Do Spikes Protect Privacy? Investigating Black-Box Model Inversion Attacks in Spiking Neural Networks
Hamed Poursiami, Ayana Moshruba, Maryam Parsa
TL;DR
This work investigates privacy risks of Spiking Neural Networks (SNNs) under black-box Model Inversion (MI) attacks. It adapts the GAMIN framework to the spiking domain by incorporating rate encoding for inputs and decoding for outputs, and evaluates on MNIST and AT&T Face datasets. Results show that SNNs exhibit stronger resistance to MI attacks than ANNs, with degraded reconstructions, unstable attack convergence, and lower target-model accuracy on inverted samples. The findings suggest that the discrete, temporally distributed nature of spike-based computation, together with encoding/decoding schemes, creates irregular decision boundaries that hinder surrogate modeling, highlighting privacy advantages of neuromorphic architectures and guiding future exploration of alternative encodings and neuromorphic data.
Abstract
As machine learning models become integral to security-sensitive applications, concerns over data leakage from adversarial attacks continue to rise. Model Inversion (MI) attacks pose a significant privacy threat by enabling adversaries to reconstruct training data from model outputs. While MI attacks on Artificial Neural Networks (ANNs) have been widely studied, Spiking Neural Networks (SNNs) remain largely unexplored in this context.

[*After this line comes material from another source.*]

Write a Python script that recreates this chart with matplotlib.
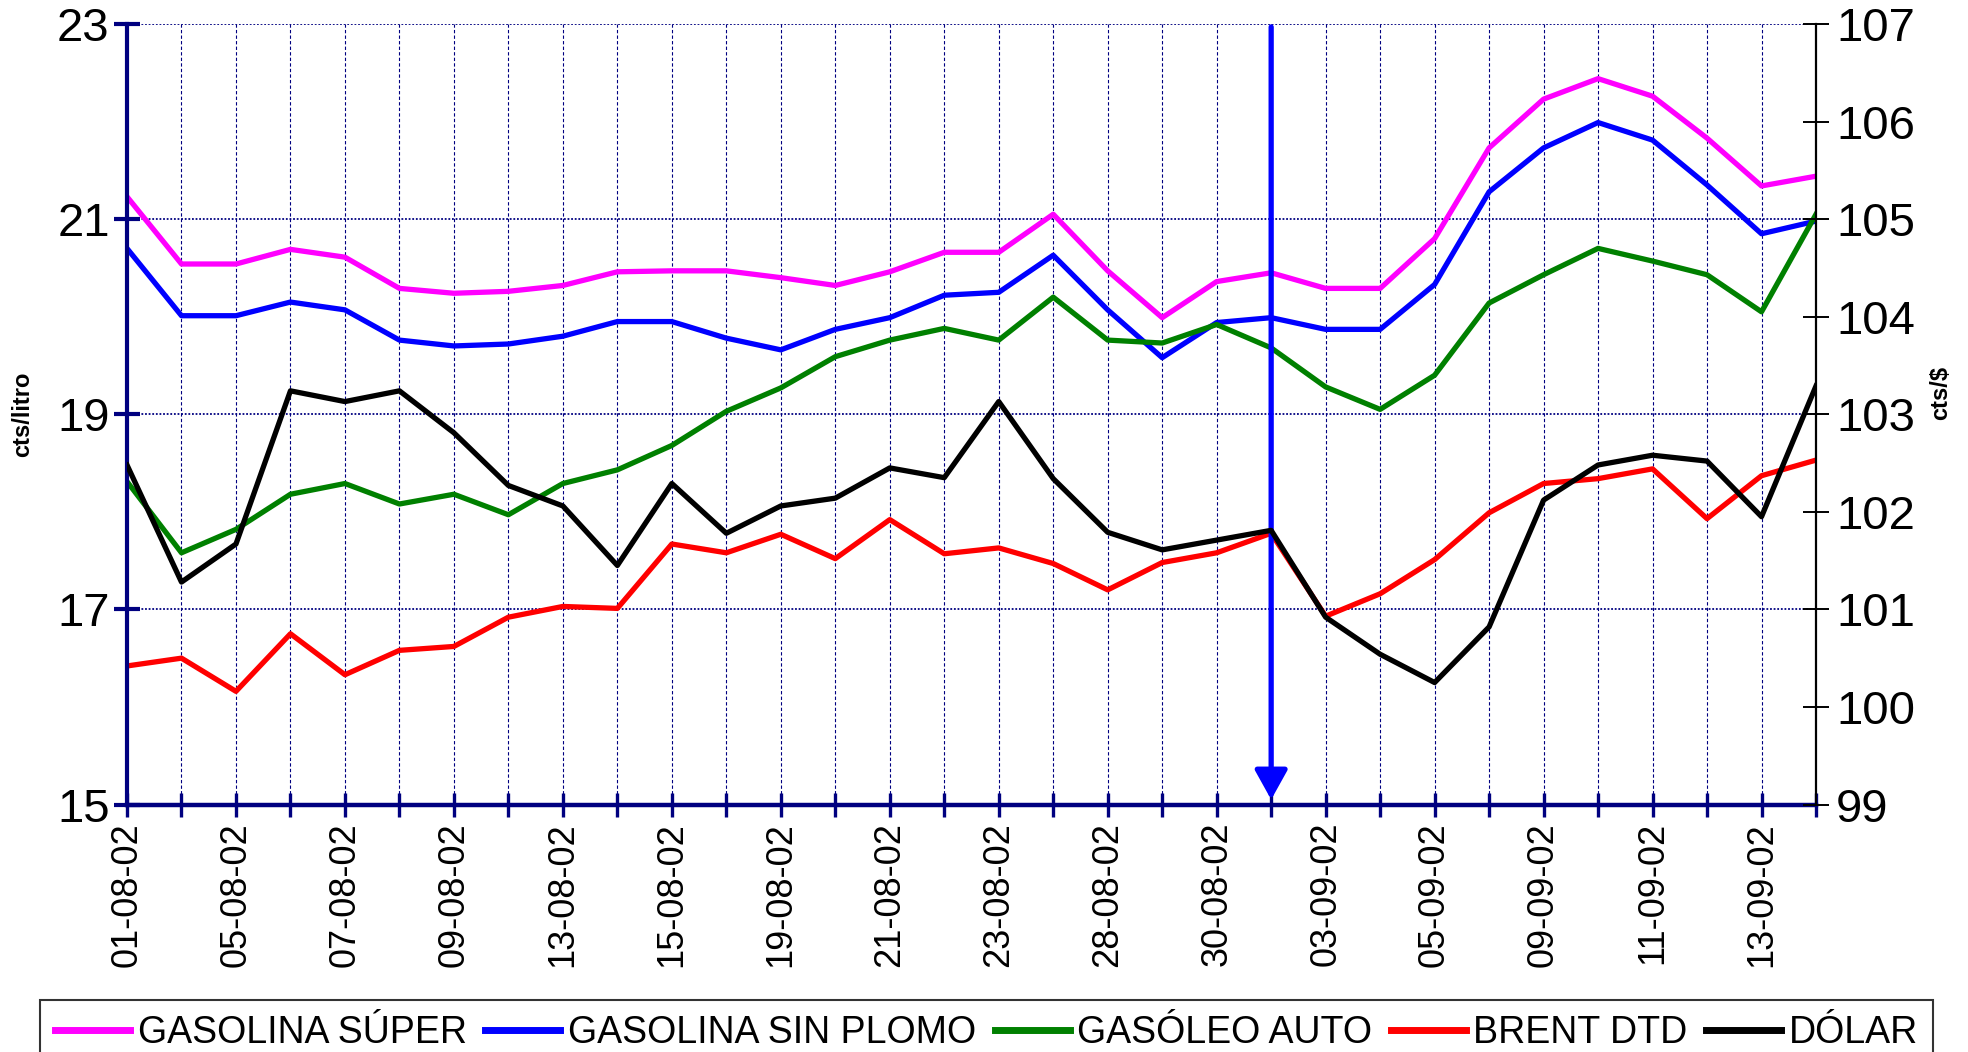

Due to their event-driven and discrete computations, SNNs introduce fundamental differences in information processing that may offer inherent resistance to such attacks. A critical yet underexplored aspect of this threat lies in black-box settings, where attackers operate through queries without direct access to model parameters or gradients-representing a more realistic adversarial scenario in deployed systems. This work presents the first study of black-box MI attacks on SNNs. We adapt a generative adversarial MI framework to the spiking domain by incorporating rate-based encoding for input transformation and decoding mechanisms for output interpretation. Our results show that SNNs exhibit significantly greater resistance to MI attacks than ANNs, as demonstrated by degraded reconstructions, increased instability in attack convergence, and overall reduced attack effectiveness across multiple evaluation metrics. Further analysis suggests that the discrete and temporally distributed nature of SNN decision boundaries disrupts surrogate modeling, limiting the attacker's ability to approximate the target model.